There is never a ‘typical’ day in Neurosurgery. Trying to imagine or describe a typical day would amount to straitjacketing. Right from my residency days, the byword in neurosurgery is ‘expect the unexpected’, followed in rapid succession by ‘carpe diem’, or seize the day. The neurological evaluation may take up to thirty minutes, and multiple sessions and it gets abridged with experience. Analysis of the imaging studies (CT, MRI, etc.) in the context of a given patient may be time consuming yet may need a fast decision making. To operate or not, would be the question.
Surgery on the brain or on the spine is an enriching experience, when it dawns on the surgeon that what we are seeing, or touching is the essence of the patient himself/herself. Much as a religious place of worship gives physicality to our idea of God, brain too physically is seat of the abstract, that is the emotions, the actions, the learning, the personality, relationships and so on. Neurosurgery is indeed spirituality in action.

Which are the surgeries that you have done the most?

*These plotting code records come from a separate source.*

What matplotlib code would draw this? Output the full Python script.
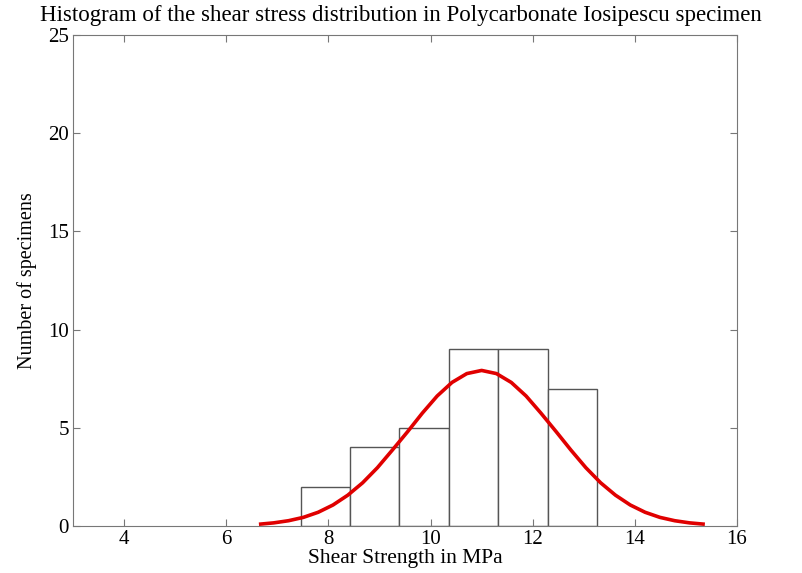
import matplotlib
matplotlib.use('Agg')
import matplotlib.pyplot as plt

# histogram bins (MPa)
bin_edges = [7.47, 8.42, 9.39, 10.36, 11.32, 12.29, 13.25]
counts = [2, 4, 5, 9, 9, 7]

# fitted normal curve
curve_x = [6.64, 6.93, 7.22, 7.51, 7.80, 8.09, 8.38, 8.67, 8.96, 9.25, 9.55,
           9.84, 10.13, 10.42, 10.71, 11.00, 11.29, 11.58, 11.87, 12.16, 12.46,
           12.75, 13.04, 13.33, 13.62, 13.91, 14.20, 14.49, 14.78, 15.07, 15.37]
curve_y = [0.09, 0.16, 0.27, 0.44, 0.70, 1.07, 1.57, 2.20, 2.97, 3.86, 4.80,
           5.75, 6.62, 7.31, 7.76, 7.92, 7.76, 7.31, 6.62, 5.75, 4.80,
           3.86, 2.97, 2.20, 1.57, 1.07, 0.70, 0.44, 0.27, 0.16, 0.09]

xticks = [4, 6, 8, 10, 12, 14, 16]
yticks = [0, 5, 10, 15, 20, 25]

plt.rcParams['font.family'] = ['Liberation Serif', 'DejaVu Serif']

fig = plt.figure(figsize=(8.02, 5.73), dpi=100)
ax = fig.add_axes([0.091, 0.082, 0.828, 0.857])

lefts = bin_edges[:-1]
widths = [b - a for a, b in zip(bin_edges[:-1], bin_edges[1:])]
ax.bar(lefts, counts, width=widths, align='edge', facecolor='white',
       edgecolor='#555555', linewidth=1.0)
ax.plot(curve_x, curve_y, color='#e00000', linewidth=2.6,
        solid_capstyle='butt')

ax.set_xlim(3, 16)
ax.set_ylim(0, 25)
ax.set_xticks(xticks)
ax.set_yticks(yticks)
ax.tick_params(direction='in', top=True, right=True, length=5,
               color='#777777', labelsize=15, pad=3)
for s in ax.spines.values():
    s.set_color('#777777')

ax.set_xlabel('Shear Strength in MPa', fontsize=15.5, labelpad=0)
ax.set_ylabel('Number of specimens', fontsize=14.5, labelpad=8)
fig.text(0.5, 1 - 16 / 573,
         'Histogram of the shear stress distribution in Polycarbonate Iosipescu specimen',
         fontsize=16.5, ha='center', va='center')

fig.savefig('out.png', dpi=100)
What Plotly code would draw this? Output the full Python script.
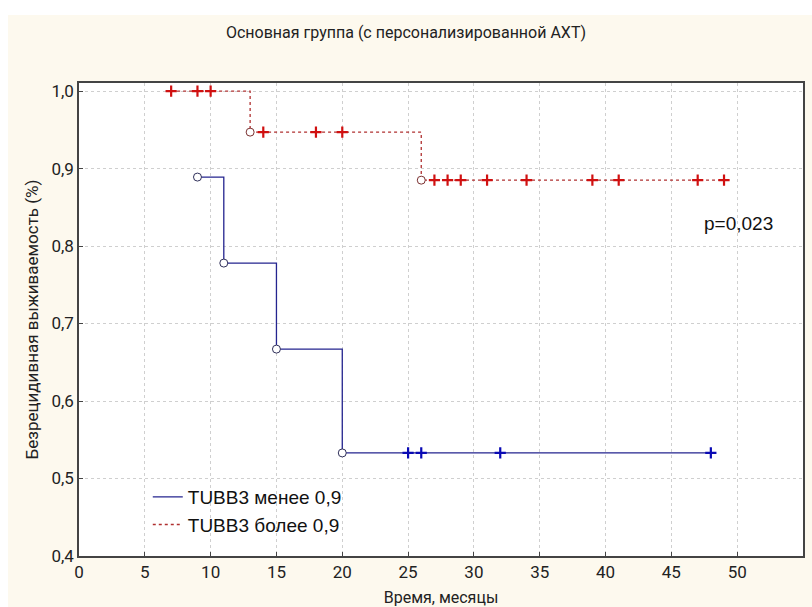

A specialty like Neurosurgery too is acquiring layers and gradually we are watching neurosurgeons who operate only on some particular aspect of neurosurgical problems. Nevertheless, I still operate on an array of neurosurgical problems of the brain and the spine. Tumors constitute majority of the brain problems while degenerative diseases of the spine form the single largest group that requires neurosurgical attention.